Hello and welcome back to our regular morning look at private companies, public markets and the gray space in between.

It’s finally 2020, the year that should bring us a direct listing from home-sharing giant Airbnb, a technology company valued at tens of billions of dollars. The company’s flotation will be a key event in this coming year’s technology exit market. Expect the NYSE and Nasdaq to compete for the listing, bankers to queue to take part, and endless media coverage.

Given that that’s ahead, we’re going to take periodic looks at Airbnb as we tick closer to its eventual public market debut. And that means that this morning we’re looking back through time to see how fast the company has grown by using a quirky data point.

Airbnb releases a regular tally of its expected “guest stays” for New Year’s Eve each year, including 2019. We can therefore look back in time, tracking how quickly (or not) Airbnb’s New Year Eve guest tally has risen. This exercise will provide a loose, but fun proxy for the company’s growth as a whole.

The numbers

Before we look into the figures themselves, keep in mind that we are looking at a guest figure which is at best a proxy for revenue. We don’t know the revenue mix of the guest stays, for example, meaning that Airbnb could have seen a 10% drop in per-guest revenue this New Year’s Eve — even with more guest stays — and we’d have no idea.

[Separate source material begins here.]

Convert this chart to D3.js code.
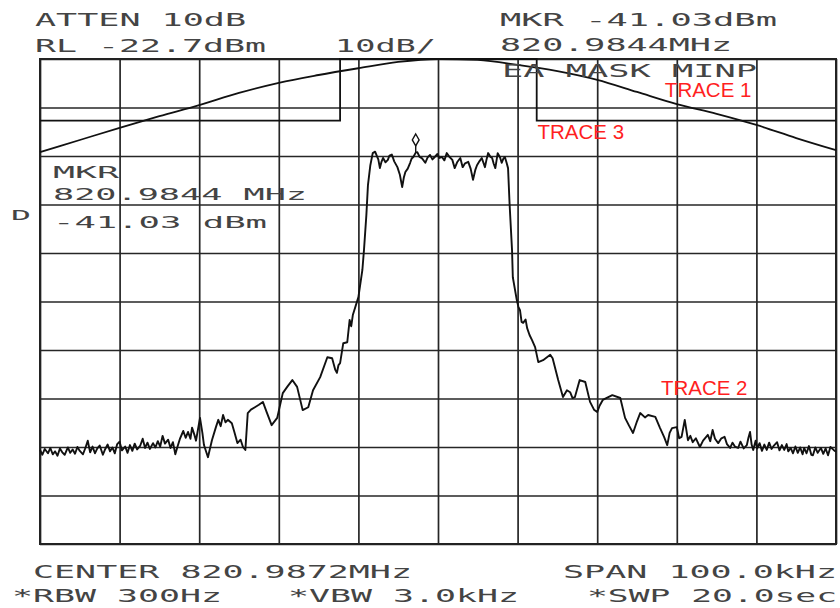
<!DOCTYPE html>
<html>
<head>
<meta charset="utf-8">
<script src="https://cdn.jsdelivr.net/npm/d3@7"></script>
<style>
  html, body { margin: 0; padding: 0; background: #fff; }
  svg { display: block; }
</style>
</head>
<body>
<div id="chart"></div>
<script>
// frequency offset from center (kHz) and level (dBm)
var freqTicks = [-50, -40, -30, -20, -10, 0, 10, 20, 30, 40, 50];
var levelTicks = [-22.7, -32.7, -42.7, -52.7, -62.7, -72.7, -82.7, -92.7, -102.7, -112.7, -122.7];

// trace 1: smooth curve
var trace1 = [
  [-50, -41.9], [-45, -39.4], [-40, -36.9], [-35, -34.5], [-30, -32.2], [-25, -29.7],
  [-20, -27.6], [-15, -26.0], [-10, -24.6], [-5, -23.3], [0, -22.7], [5, -22.9],
  [10, -23.9], [15, -25.2], [20, -27.0], [25, -29.5], [30, -32.0], [35, -34.0],
  [40, -36.3], [45, -39.0], [50, -41.5]
];

// trace 3: mask (EA MASK MINP)
var trace3 = [
  [-50, -35.4], [-12.3, -35.4], [-12.3, -22.7], [12.4, -22.7], [12.4, -35.4], [50, -35.4]
];

// trace 2: measured spectrum
var trace2 = [
  [-50.0, -103.3], [-49.7, -104.3], [-49.4, -103.1], [-49.0, -104.0], [-48.7, -102.9],
  [-48.4, -104.2], [-48.1, -103.6], [-47.8, -104.5], [-47.5, -103.0], [-47.2, -103.8],
  [-46.9, -104.3], [-46.5, -102.8], [-46.2, -103.9], [-45.9, -103.2], [-45.6, -104.1],
  [-45.3, -102.7], [-45.0, -103.5], [-44.6, -104.2], [-44.3, -102.9], [-44.0, -101.4],
  [-43.7, -103.8], [-43.4, -102.6], [-43.1, -104.0], [-42.8, -103.0], [-42.5, -102.4],
  [-42.1, -104.3], [-41.8, -103.1], [-41.5, -102.2], [-41.2, -103.6], [-40.9, -102.8],
  [-40.6, -104.0], [-40.3, -102.1], [-40.0, -101.6], [-39.7, -103.4], [-39.3, -102.6],
  [-39.0, -103.9], [-38.7, -102.3], [-38.4, -103.5], [-38.1, -102.0], [-37.8, -103.2],
  [-37.4, -102.4], [-37.1, -101.0], [-36.8, -102.9], [-36.5, -101.8], [-36.2, -103.1],
  [-35.8, -101.9], [-35.5, -102.8], [-35.2, -101.5], [-34.9, -102.6], [-34.6, -100.4],
  [-34.3, -102.0], [-33.9, -101.2], [-33.6, -102.9], [-33.3, -101.7], [-33.0, -104.2],
  [-32.7, -102.5], [-32.4, -100.9], [-32.0, -99.4], [-31.7, -100.8], [-31.4, -99.6],
  [-31.1, -101.0], [-30.9, -98.7], [-30.6, -100.2], [-30.4, -101.4], [-29.9, -96.7],
  [-29.6, -99.8], [-29.4, -102.3], [-28.9, -104.8], [-28.4, -101.3], [-27.9, -98.6],
  [-27.6, -97.1], [-27.3, -98.4], [-27.0, -96.1], [-26.7, -97.6], [-26.4, -97.1],
  [-25.9, -97.8], [-25.6, -99.5], [-25.2, -101.9], [-24.8, -101.2], [-24.5, -102.7],
  [-24.2, -103.3], [-23.9, -95.7], [-23.5, -95.0], [-23.0, -94.5], [-22.5, -94.0],
  [-22.0, -93.4], [-21.5, -95.6], [-20.9, -98.2], [-20.2, -96.7], [-19.5, -91.6],
  [-18.9, -90.2], [-18.3, -88.9], [-17.7, -90.3], [-17.0, -95.1], [-16.3, -94.5],
  [-15.7, -91.0], [-14.8, -88.3], [-13.9, -84.2], [-13.3, -84.4], [-12.9, -86.8],
  [-12.7, -87.4], [-12.5, -85.8], [-12.3, -85.4], [-11.9, -81.3], [-11.4, -81.1],
  [-11.1, -76.5], [-10.9, -77.8], [-10.7, -75.5], [-10.0, -71.8], [-9.5, -66.2],
  [-9.3, -62.1], [-9.0, -54.9], [-8.8, -48.7], [-8.5, -44.6],
  [-8.2, -42.1], [-7.9, -41.8], [-7.7, -42.6], [-7.5, -43.4], [-7.3, -45.2],
  [-7.1, -43.9], [-6.9, -43.1], [-6.6, -44.0], [-6.3, -43.5], [-6.1, -42.6],
  [-5.8, -42.4], [-5.5, -43.8], [-5.1, -45.0], [-4.8, -46.5], [-4.5, -49.1],
  [-4.3, -47.2], [-4.1, -46.0], [-3.8, -45.3], [-3.5, -44.1], [-3.3, -43.2],
  [-3.1, -42.9], [-2.8, -42.0], [-2.6, -41.9], [-2.3, -42.9], [-2.0, -43.2],
  [-1.6, -44.1], [-1.3, -43.0], [-1.0, -42.5], [-0.7, -43.4], [-0.4, -42.9],
  [-0.1, -42.3], [0.2, -43.1], [0.5, -42.9], [0.8, -43.6], [1.1, -42.1],
  [1.4, -42.8], [1.8, -43.5], [2.1, -45.2], [2.4, -44.0], [2.8, -43.1],
  [3.1, -45.0], [3.4, -44.2], [3.8, -43.9], [4.1, -45.3], [4.4, -47.6],
  [4.7, -45.5], [4.9, -44.6], [5.2, -43.8], [5.5, -43.1], [5.9, -45.0],
  [6.1, -43.4], [6.3, -42.1], [6.6, -42.9], [6.8, -43.1], [7.0, -44.3],
  [7.2, -45.2], [7.5, -42.1], [7.8, -43.0], [8.0, -44.1], [8.2, -43.3],
  [8.4, -42.9], [8.6, -44.0], [8.8, -45.2],
  [9.0, -52.8], [9.3, -62.1], [9.4, -67.7], [9.9, -72.4], [10.1, -73.8],
  [10.3, -74.5], [10.5, -76.9], [10.7, -77.1], [11.0, -76.4], [11.2, -78.2],
  [11.5, -79.6], [11.8, -80.6], [12.2, -82.1], [12.6, -85.2], [13.2, -84.8],
  [14.1, -83.7], [14.4, -84.4], [15.1, -88.9], [15.7, -92.4], [16.2, -91.0],
  [16.6, -91.4], [16.9, -92.6], [17.2, -92.4], [17.8, -88.9], [18.5, -89.3],
  [19.1, -93.4], [19.6, -95.0], [20.0, -95.5], [20.3, -94.2], [20.7, -93.0],
  [21.9, -92.0], [22.9, -92.6], [23.5, -96.7], [24.0, -98.3], [24.5, -99.8],
  [25.0, -97.4], [25.4, -95.7], [26.0, -96.6], [26.4, -96.1], [27.3, -96.5],
  [27.9, -98.8], [28.4, -100.6], [28.8, -102.3], [29.1, -99.8], [29.4, -98.8],
  [30.0, -98.6], [30.3, -100.9], [30.6, -100.6], [31.0, -97.1], [31.4, -101.3],
  [31.7, -100.4], [32.0, -101.7], [32.4, -100.9], [32.9, -102.7], [33.3, -101.4],
  [33.9, -100.2], [34.2, -101.5], [34.5, -99.2], [34.8, -101.0], [35.2, -101.9],
  [35.6, -100.9], [36.0, -100.6], [36.3, -102.1], [36.7, -102.9], [37.0, -101.8],
  [37.3, -102.6], [37.7, -102.9], [38.0, -101.6], [38.4, -103.0], [38.8, -102.3],
  [39.0, -100.8], [39.2, -99.6], [39.4, -102.2], [39.6, -103.3], [39.9, -101.4],
  [40.1, -103.0], [40.4, -101.9], [40.7, -103.5], [41.0, -102.2], [41.3, -103.3],
  [41.6, -101.8], [41.9, -103.1], [42.2, -102.4], [42.6, -101.7], [42.9, -103.4],
  [43.2, -102.3], [43.5, -103.3], [43.8, -102.1], [44.0, -103.6], [44.3, -102.9],
  [44.6, -104.0], [44.9, -102.6], [45.2, -103.9], [45.5, -102.8], [45.8, -104.2],
  [46.0, -102.9], [46.3, -104.0], [46.6, -102.5], [46.9, -104.3], [47.1, -104.4],
  [47.4, -102.8], [47.7, -103.9], [48.1, -102.9], [48.4, -104.1], [48.7, -103.0],
  [49.0, -104.4], [49.3, -102.7], [49.7, -103.3], [50.0, -103.7]
];

var marker = [-2.8, -41.03];

var headerTop = ['ATTEN 10dB', 'MKR -41.03dBm'];
var headerMid = ['RL -22.7dBm', '10dB/', '820.9844MHz'];
var maskLabel = 'EA MASK MINP';
var mkrReadout = ['MKR', '820.9844 MHz', '-41.03 dBm'];
var footerTop = ['CENTER 820.9872MHz', 'SPAN 100.0kHz'];
var footerBottom = ['*RBW 300Hz', '*VBW 3.0kHz', '*SWP 20.0sec'];
var traceNames = ['TRACE 1', 'TRACE 2', 'TRACE 3'];

var width = 840, height = 608;
var plot = {left: 40, right: 836, top: 59, bottom: 544};

var svg = d3.select('#chart').append('svg')
    .attr('width', width)
    .attr('height', height);

svg.append('rect').attr('width', width).attr('height', height).attr('fill', '#fff');

var x = d3.scaleLinear().domain([-50, 50]).range([plot.left, plot.right]);
var y = d3.scaleLinear().domain([-22.7, -122.7]).range([plot.top, plot.bottom]);

// graticule
var gx = svg.append('g')
    .attr('transform', 'translate(0,' + plot.bottom + ')')
    .call(d3.axisBottom(x).tickValues(freqTicks).tickSize(-(plot.bottom - plot.top)).tickFormat(''));
var gy = svg.append('g')
    .attr('transform', 'translate(' + plot.left + ',0)')
    .call(d3.axisLeft(y).tickValues(levelTicks).tickSize(-(plot.right - plot.left)).tickFormat(''));
[gx, gy].forEach(function (g) {
    g.select('.domain').remove();
    g.selectAll('.tick line').attr('stroke', '#262626').attr('stroke-width', 1.7);
});
svg.append('rect')
    .attr('x', plot.left).attr('y', plot.top)
    .attr('width', plot.right - plot.left).attr('height', plot.bottom - plot.top)
    .attr('fill', 'none').attr('stroke', '#222').attr('stroke-width', 2);

var line = d3.line().x(function (d) { return x(d[0]); }).y(function (d) { return y(d[1]); });

svg.append('path').datum(trace3).attr('d', line)
    .attr('fill', 'none').attr('stroke', '#111').attr('stroke-width', 1.8);
svg.append('path').datum(trace1).attr('d', line.curve(d3.curveMonotoneX))
    .attr('fill', 'none').attr('stroke', '#111').attr('stroke-width', 1.8);
svg.append('path').datum(trace2).attr('d', line.curve(d3.curveLinear))
    .attr('fill', 'none').attr('stroke', '#111').attr('stroke-width', 1.9)
    .attr('stroke-linejoin', 'round');

// marker diamond
var mx = x(marker[0]), my = y(marker[1]);
svg.append('line')
    .attr('x1', mx).attr('x2', mx).attr('y1', my - 4).attr('y2', my + 4)
    .attr('stroke', '#111').attr('stroke-width', 1.4);
svg.append('path')
    .attr('d', d3.symbol().type(d3.symbolDiamond).size(40)())
    .attr('transform', 'translate(' + mx + ',' + (my - 8) + ')')
    .attr('fill', '#fff').attr('stroke', '#111').attr('stroke-width', 1.4);

// plotter-style text, stretched to the wide character pitch
function plotText(txt, px, py, len, size) {
    svg.append('text')
        .attr('x', px).attr('y', py)
        .attr('textLength', len)
        .attr('lengthAdjust', 'spacingAndGlyphs')
        .attr('font-family', '"DejaVu Sans Mono", monospace')
        .attr('font-size', size || 18)
        .attr('fill', '#444')
        .text(txt);
}

plotText(headerTop[0], 35, 26, 211);
plotText(headerTop[1], 500, 26, 277);
plotText(headerMid[0], 35, 52, 231);
plotText(headerMid[1], 335, 52, 101);
plotText(headerMid[2], 500, 51, 232);
plotText(maskLabel, 502, 77, 255);
plotText(mkrReadout[0], 53, 178, 66, 16);
plotText(mkrReadout[1], 53, 200, 254, 16);
plotText(mkrReadout[2], 53, 228, 214, 16);
plotText('D', 11, 220, 20, 14);
plotText(footerTop[0], 33, 578, 379);
plotText(footerTop[1], 563, 578, 274);
plotText(footerBottom[0], 12, 602, 210);
plotText(footerBottom[1], 288, 602, 231);
plotText(footerBottom[2], 587, 602, 250);

// red trace annotations
var redPos = [[x(28.5), y(-30.5)], [x(28.0), y(-92.0)], [x(12.5), y(-39.2)]];
traceNames.forEach(function (t, i) {
    svg.append('text')
        .attr('x', redPos[i][0]).attr('y', redPos[i][1])
        .attr('font-family', '"Liberation Sans", Arial, sans-serif')
        .attr('font-size', 20.5)
        .attr('fill', '#ff1f1f')
        .text(t);
});
</script>
</body>
</html>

So, the cliche about grains of salt and taking, please.

But as more guests tends to mean more rentals which points towards more revenue, the New Year’s Eve figures are useful as we work to understand how quickly Airbnb is growing now compared to how fast it grew in the past. The faster the company is expanding today, the more it’s worth. And given recent news that the company has ditched profitability in favor of boosting its sales and marketing spend (leading to sharp, regular deficits in its quarterly results), how fast Airbnb can grow through higher spend is a key question for the highly-backed, San Francisco-based private company.

Here’s the tally of guest stays in Airbnb’s during New Years Eve (data via CNBC, Jon Erlichman, Airbnb), and their resulting year-over-year growth rates:

  • 2009: 1,400
  • 2010: 6,000 (+329%)
  • 2011: 3,1000 (+417%)
  • 2012: 108,000 (248%)
  • 2013: 250,000 (+131%)
  • 2014: 540,000 (+116%)
  • 2015: 1,100,000 (+104%)
  • 2016: 2,000,000 (+82%)
  • 2017: 3,000,000 (+50%)
  • 2018: 3,700,000 (+23%)
  • 2019: 4,500,000 (+22%)

In chart form, that looks like this:

Let’s talk about a few things that stand out. First is that the company’s growth rate managed to stay over 100% for as long as it did. In case you’re a SaaS fan, what Airbnb pulled off in its early years (again, using this fun proxy for revenue growth) was far better than a triple-triple-double-double-double.

Next, the company’s growth rate in percentage terms has slowed dramatically, including in 2019. At the same time the firm managed to re-accelerate its gross guest growth in 2019. In numerical terms, Airbnb added 1,000,000 New Year’s Eve guest stays in 2017, 700,000 in 2018, and 800,000 in 2019. So 2019’s gross adds was not a record, but it was a better result than its year-ago tally.